American meteorologist and weather forecaster

Henry Helm Clayton (1861–1946) was an American meteorologist and weather forecaster.

==Biography==
Clayton was born on March 12, 1861, in Murfreesboro, Tennessee. In 1884, he began his career as an assistant at the University of Michigan's Astronomical Observatory. He was appointed as assistant at Harvard University's Astronomical Observatory in 1885. From 1886 to 1891 he served as an observer at Harvard's Blue Hill Meteorological Observatory. Starting from 1891 to 1893 he was working as a local forecast official for United States Weather Bureau. He returned to the Blue Hill Meteorological Observatory in 1894, at which he served as a meteorologist until 1909. In 1913 he became Chief of the forecast division of the Argentine Weather Service. While in Argentina, he met Charles G. Abbot, and started working with him on solar heat changes and the system of weather forecasting. They worked together in the Smithsonian Institution, where he conducted research on solar variation.

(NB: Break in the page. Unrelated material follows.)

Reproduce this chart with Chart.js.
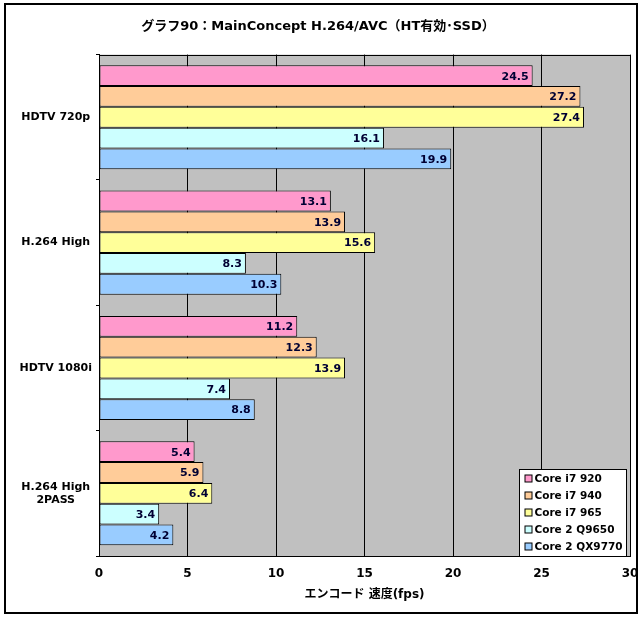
<!DOCTYPE html>
<html><head><meta charset="utf-8">
<script src="https://cdn.jsdelivr.net/npm/chart.js@4"></script>
<style>html,body{margin:0;padding:0;background:#fff;}#wrap{width:644px;height:619px;}</style>
</head><body><div id="wrap"><canvas id="c" width="644" height="619"></canvas></div>
<script>
const categories = ['HDTV 720p', 'H.264 High', 'HDTV 1080i', ['H.264 High', '2PASS']];
const seriesNames = ['Core i7 920', 'Core i7 940', 'Core i7 965', 'Core 2 Q9650', 'Core 2 QX9770'];
const core_i7_920 = [24.5, 13.1, 11.2, 5.4];
const core_i7_940 = [27.2, 13.9, 12.3, 5.9];
const core_i7_965 = [27.4, 15.6, 13.9, 6.4];
const core2_q9650 = [16.1, 8.3, 7.4, 3.4];
const core2_qx9770 = [19.9, 10.3, 8.8, 4.2];
const seriesColors = ['#FF99CC', '#FFCC99', '#FFFF99', '#CCFFFF', '#99CCFF'];
const xTicks = [0, 5, 10, 15, 20, 25, 30];
const titleText = 'グラフ90：MainConcept H.264/AVC（HT有効･SSD）';
const xTitle = 'エンコード 速度(fps)';

const FONT = "'DejaVu Sans', 'Noto Sans CJK JP', sans-serif";
const allSeries = [core_i7_920, core_i7_940, core_i7_965, core2_q9650, core2_qx9770];

const bgPlugin = {
  id: 'bg',
  beforeDraw(chart) {
    const {ctx, chartArea: a} = chart;
    ctx.save();
    ctx.fillStyle = '#fff';
    ctx.fillRect(0, 0, chart.width, chart.height);
    ctx.strokeStyle = '#000';
    ctx.lineWidth = 2;
    ctx.strokeRect(5, 4, 632, 609);
    ctx.fillStyle = '#C0C0C0';
    ctx.fillRect(a.left, a.top, a.right - a.left, a.bottom - a.top);
    ctx.restore();
  },
  afterDraw(chart) {
    const {ctx, chartArea: a} = chart;
    ctx.save();
    ctx.strokeStyle = '#000';
    ctx.lineWidth = 1;
    ctx.strokeRect(Math.round(a.left) + 0.5, Math.round(a.top) + 0.5, Math.round(a.right - a.left), Math.round(a.bottom - a.top));
    // legend
    const lx = 519.5, ly = 469.5, lw = 107, lh = 87;
    ctx.fillStyle = '#fff';
    ctx.fillRect(lx, ly, lw, lh);
    ctx.strokeRect(lx, ly, lw, lh);
    ctx.font = 'bold 10.5px ' + FONT;
    ctx.textBaseline = 'middle';
    ctx.textAlign = 'left';
    chart.data.datasets.forEach((ds, i) => {
      const y = ly + 9 + i * 17;
      ctx.fillStyle = ds.backgroundColor;
      ctx.fillRect(lx + 5.5, y - 3.5, 7, 7);
      ctx.strokeRect(lx + 5.5, y - 3.5, 7, 7);
      ctx.fillStyle = '#000';
      ctx.fillText(ds.label, lx + 15, y + 0.5);
    });
    ctx.restore();
  },
  afterDatasetsDraw(chart) {
    const {ctx} = chart;
    ctx.save();
    ctx.font = 'bold 11px ' + FONT;
    ctx.fillStyle = '#000033';
    ctx.textAlign = 'right';
    ctx.textBaseline = 'middle';
    chart.data.datasets.forEach((ds, i) => {
      const meta = chart.getDatasetMeta(i);
      meta.data.forEach((bar, j) => {
        ctx.fillText(ds.data[j].toFixed(1), bar.x - 4, bar.y + 1);
      });
    });
    ctx.restore();
  }
};

new Chart(document.getElementById('c'), {
  type: 'bar',
  data: {
    labels: categories,
    datasets: seriesNames.map((n, i) => ({
      label: n,
      data: allSeries[i],
      backgroundColor: seriesColors[i],
      borderColor: '#000',
      borderWidth: 1,
      borderSkipped: false,
      categoryPercentage: 0.83,
      barPercentage: 1.0
    }))
  },
  options: {
    indexAxis: 'y',
    responsive: false,
    animation: false,
    devicePixelRatio: 1,
    layout: {padding: {top: 0, left: 6, right: 14, bottom: 0}},
    plugins: {
      legend: {display: false},
      tooltip: {enabled: false},
      title: {
        display: true,
        text: titleText,
        color: '#000',
        font: {family: FONT, size: 13, weight: 'bold'},
        padding: {top: 19, bottom: 20}
      }
    },
    scales: {
      x: {
        min: 0, max: 30,
        afterBuildTicks(scale) { scale.ticks = xTicks.map(v => ({value: v})); },
        afterFit(scale) { scale.height = 63; scale.paddingLeft = 0; scale.paddingRight = 0; },
        grid: {color: '#000', drawTicks: false, lineWidth: 1},
        border: {display: true, color: '#000'},
        ticks: {color: '#000', padding: 11, font: {family: FONT, size: 12, weight: 'bold'}},
        title: {display: true, text: xTitle, color: '#000', font: {family: FONT, size: 12, weight: 'bold'}, padding: {top: 0, bottom: 17}}
      },
      y: {
        afterFit(scale) { scale.width = 93; scale.paddingTop = 0; scale.paddingBottom = 0; },
        grid: {drawOnChartArea: false, drawTicks: true, tickLength: 3, color: '#000', offset: true},
        border: {display: true, color: '#000'},
        ticks: {color: '#000', crossAlign: 'center', padding: 4, font: {family: FONT, size: 11, weight: 'bold'}}
      }
    }
  },
  plugins: [bgPlugin]
});
</script></body></html>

Beginning from 1923-1926 he researched the effect of solar variation on world weather patterns, with the support from the Smithsonian. He was in charge of the private weather forecasting service and served as a consultant on meteorology for business organizations, beginning from 1920 and onward. He wrote many papers, in which he documents his career and his research, especially his professional correspondence with Charles Abbot. Clayton died in 1946.

==Personal life==
In 1892, Clayton married Frances Fawn Coman in Athens, Alabama.